The summer of 1998 was a good time for me.  I had just graduated from high school.  I was soon headed to the University of Kansas for my freshman year and I had begun that elusive growth spurt that everyone else in my class ended 2 years before.  Yeah, life was looking up. (Still no women though)

There was one battle that I was continuing to lose, though.  My hair was still rather unruly.  It might be odd for you to think of a Black man with bad hair but trust me on this one.  Some of it is curly, some of it is downright nappy and some of it even has the nerve to be straight.  As if that wasn’t enough, I have a second hair swirl.  I have one in the back and another that shifts the direction of my hair in the front suddenly to the right which means when my hair is low, it looks like I’m attempting some sort of comb-over.  It takes excessive brushing and plenty of Murray’s (find a hood friend if you are not sure what Murray’s is) to correct it. It is the main reason why simply going to the barber shop every so often wasn’t a viable solution to the problem.

And that’s still not even the whole issue.  You give my hair a good two to three hours in direct sunlight and it starts turning red.  Which means in the Summer time, as my skin gets darker my hair gets lighter; which makes me look even darker.  Nowadays that doesn’t bother me but I was born in ‘80 and raised in the 90’s back when El Debarge looking ass niggas got all the girls.

So anyway, back in the summer of ’98 I was headed to my uncle’s house.  He was my barber, probably since I was old enough to get haircuts.  The reason that I went to my uncle was that he had no problem cutting my hair for free.  Unfortunately he was also an alcoholic.  That meant if you got in the chair and there was a line, or it was after about 11a.m., your hair line was about to get FUCKED up.  

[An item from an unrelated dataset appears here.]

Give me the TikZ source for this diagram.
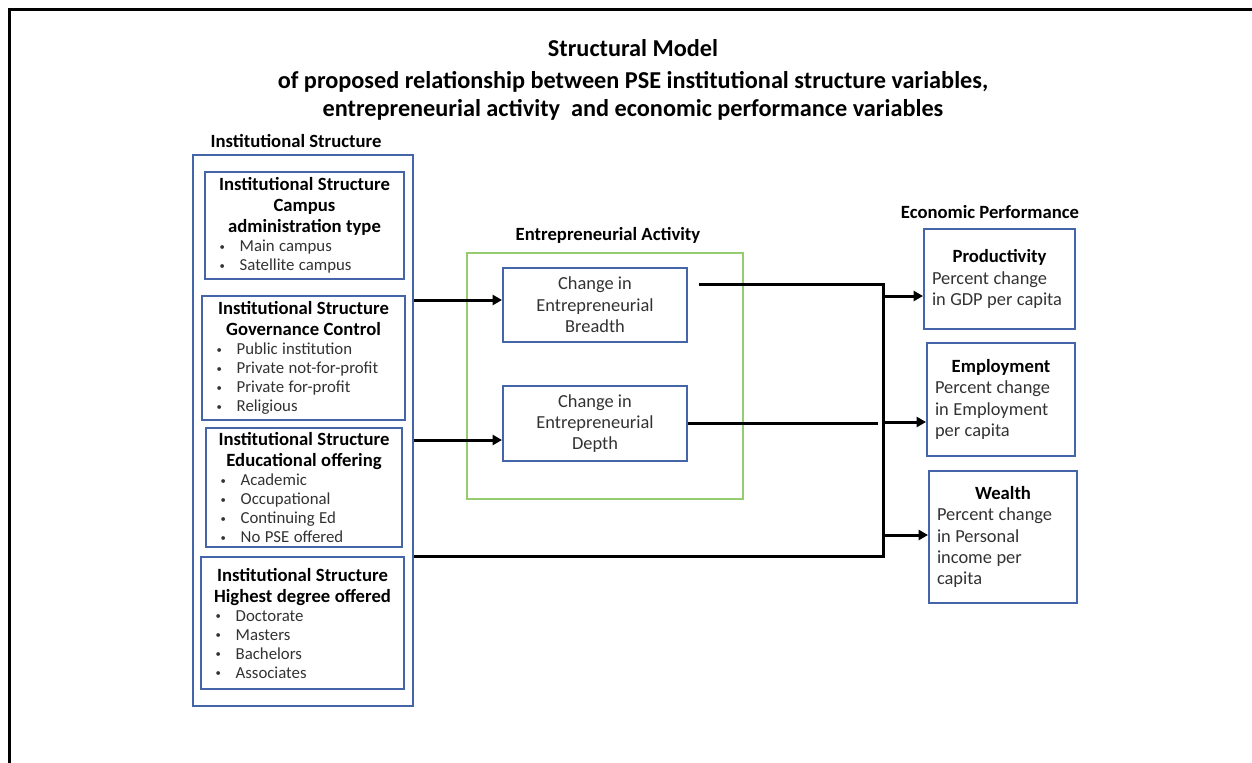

That one particular day, I made it in plenty of time.  It had been a while since I had a cut and as usual, I looked a royal mess.  My uncle asked me if I wanted the normal cut and that is what I had planned the whole time that I was driving over there but after so many years of looking at this mess on my head I needed a change.  Surprising myself, I said “take it all off”.

My uncle looked at me and repeated.  “Take it all off?”  I said yeah and sat my ass in the chair without further conversation.  There was a big mirror so people could watch the progress but that day My Uncle seemed to always have me facing away from it.  He would cut a little, drink a little, cut a little, drink a little and suddenly he was done.  The floor and the apron were covered with hair with varying degrees of curliness and my uncle spun me toward the mirror…

I couldn’t believe it.  Growing up skinny, dark and nappy headed I would avoid the mirror unless I was brushing my teeth but that day I looked deeply at myself and couldn’t stop smiling.  I didn’t see anything that I didn’t want there.  It was like for the first time I could see myself.  I had no complaints and I’ve basically been shaving my head ever since.

Oh, I’ve gone through growing the hair out from time to time.  I even had cornrows and an afro but it never lasted much longer than a year.  The only real time my hair had any length was when my good friend and frat brother went to Iraq and I went on haircut strike until he came back.  I remember that after he came back I was bored one night and went to CVS, bought a perm kit and put it in.  It was pretty hilarious.  I looked sort of like James Brown’s arrest photo.  The creamy crack is definitely not for me.

Even with hair.  When I look into the mirror, I still see the bald me.  It is a rare thing that people these days have a positive self image.  Even the most groomed of us are that way because they are constantly seeing their ugliness in the mirror.  I lived that way until I made one gutsy call at the barber shop one Saturday and never looked back.

So what have we learned?  I guess the lesson here is that sometimes it takes a while to find the look that you like and you can’t be afraid to go for something drastic.  What matters is that person you see in the mirror.  If you don’t like it, fuck whoever that does.  Keep trying until you see yourself even if you have to go all the way back to nothingness and go from there.